§ **Stated exercise**
Without the pictures, output the records below word for word.
───── Given data
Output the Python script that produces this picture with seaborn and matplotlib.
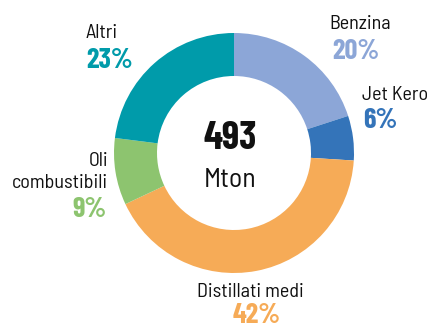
import matplotlib
matplotlib.use("Agg")
import matplotlib.pyplot as plt
from matplotlib import font_manager
import seaborn as sns

# Refinery output breakdown
categories = ["Benzina", "Jet Kero", "Distillati medi", "Oli\ncombustibili", "Altri"]
shares = [20, 6, 42, 9, 23]
total_value = "493"
total_unit = "Mton"
colors = ["#8CA6D7", "#3474B9", "#F6AB57", "#8DC46F", "#009BAA"]

sns.set_theme(style="white")
available = {f.name for f in font_manager.fontManager.ttflist}


def pick(*names):
    return next((n for n in names if n in available), "DejaVu Sans")


bold_face = pick("Barlow Condensed", "Roboto Condensed", "Archivo Narrow", "Liberation Sans")
text_face = pick("Barlow Semi Condensed", "Barlow Condensed", "Roboto Condensed", "Liberation Sans")
plt.rcParams["font.family"] = [text_face, "DejaVu Sans"]

W, H = 429, 327
fig = plt.figure(figsize=(W / 100, H / 100), dpi=100)
ax = fig.add_axes([0, 0, 1, 1])

cx, cy = 234, H - 153
outer_r, ring_w = 120, 43
ax.pie(shares, colors=sns.color_palette(colors), startangle=90, counterclock=False,
       center=(cx, cy), radius=outer_r, frame=True,
       wedgeprops=dict(width=ring_w, linewidth=0))
ax.set_xlim(0, W)
ax.set_ylim(0, H)
ax.set_aspect("equal")
ax.axis("off")

ink = "#111111"
# centre total
ax.text(230, H - 149, total_value, ha="center", va="baseline", fontsize=28.5,
        fontweight="bold", color=ink, family=[bold_face, "DejaVu Sans"])
ax.text(230.5, H - 187, total_unit, ha="center", va="baseline", fontsize=20,
        color=ink)

# (name x, name baseline, pct x, pct baseline, align)
label_pos = [
    (329, 29, 332, 59, "left"),
    (362, 100, 363, 128, "left"),
    (250, 297, 257, 323, "center"),
    (108, 188, 72, 217, "right"),
    (86, 38, 86, 68, "left"),
]
for name, val, col, (nx, ny, px, py, al) in zip(categories, shares, colors, label_pos):
    ax.text(nx, H - ny, name, ha=al, va="baseline", fontsize=14.5, color=ink,
            multialignment="right", linespacing=1.25)
    pal = "center" if al == "center" else "left"
    ax.text(px, H - py, f"{val}%", ha=pal, va="baseline", fontsize=20.5,
            fontweight="bold", color=col, family=[bold_face, "DejaVu Sans"])

fig.savefig("out.png", dpi=100, facecolor="white")
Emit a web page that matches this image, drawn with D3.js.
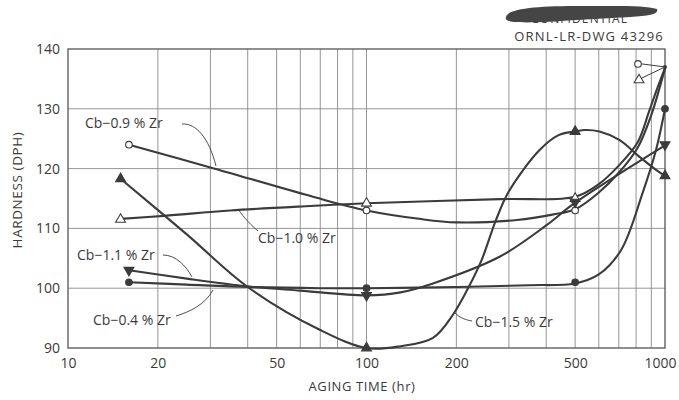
──────────
§ **Exercise result**
Output the Python script that produces this picture with seaborn and matplotlib.
import matplotlib
matplotlib.use("Agg")
import matplotlib.pyplot as plt
from matplotlib import font_manager
import seaborn as sns

# Refinery output breakdown
categories = ["Benzina", "Jet Kero", "Distillati medi", "Oli\ncombustibili", "Altri"]
shares = [20, 6, 42, 9, 23]
total_value = "493"
total_unit = "Mton"
colors = ["#8CA6D7", "#3474B9", "#F6AB57", "#8DC46F", "#009BAA"]

sns.set_theme(style="white")
available = {f.name for f in font_manager.fontManager.ttflist}


def pick(*names):
    return next((n for n in names if n in available), "DejaVu Sans")


bold_face = pick("Barlow Condensed", "Roboto Condensed", "Archivo Narrow", "Liberation Sans")
text_face = pick("Barlow Semi Condensed", "Barlow Condensed", "Roboto Condensed", "Liberation Sans")
plt.rcParams["font.family"] = [text_face, "DejaVu Sans"]

W, H = 429, 327
fig = plt.figure(figsize=(W / 100, H / 100), dpi=100)
ax = fig.add_axes([0, 0, 1, 1])

cx, cy = 234, H - 153
outer_r, ring_w = 120, 43
ax.pie(shares, colors=sns.color_palette(colors), startangle=90, counterclock=False,
       center=(cx, cy), radius=outer_r, frame=True,
       wedgeprops=dict(width=ring_w, linewidth=0))
ax.set_xlim(0, W)
ax.set_ylim(0, H)
ax.set_aspect("equal")
ax.axis("off")

ink = "#111111"
# centre total
ax.text(230, H - 149, total_value, ha="center", va="baseline", fontsize=28.5,
        fontweight="bold", color=ink, family=[bold_face, "DejaVu Sans"])
ax.text(230.5, H - 187, total_unit, ha="center", va="baseline", fontsize=20,
        color=ink)

# (name x, name baseline, pct x, pct baseline, align)
label_pos = [
    (329, 29, 332, 59, "left"),
    (362, 100, 363, 128, "left"),
    (250, 297, 257, 323, "center"),
    (108, 188, 72, 217, "right"),
    (86, 38, 86, 68, "left"),
]
for name, val, col, (nx, ny, px, py, al) in zip(categories, shares, colors, label_pos):
    ax.text(nx, H - ny, name, ha=al, va="baseline", fontsize=14.5, color=ink,
            multialignment="right", linespacing=1.25)
    pal = "center" if al == "center" else "left"
    ax.text(px, H - py, f"{val}%", ha=pal, va="baseline", fontsize=20.5,
            fontweight="bold", color=col, family=[bold_face, "DejaVu Sans"])

fig.savefig("out.png", dpi=100, facecolor="white")
Emit a web page that matches this image, drawn with D3.js.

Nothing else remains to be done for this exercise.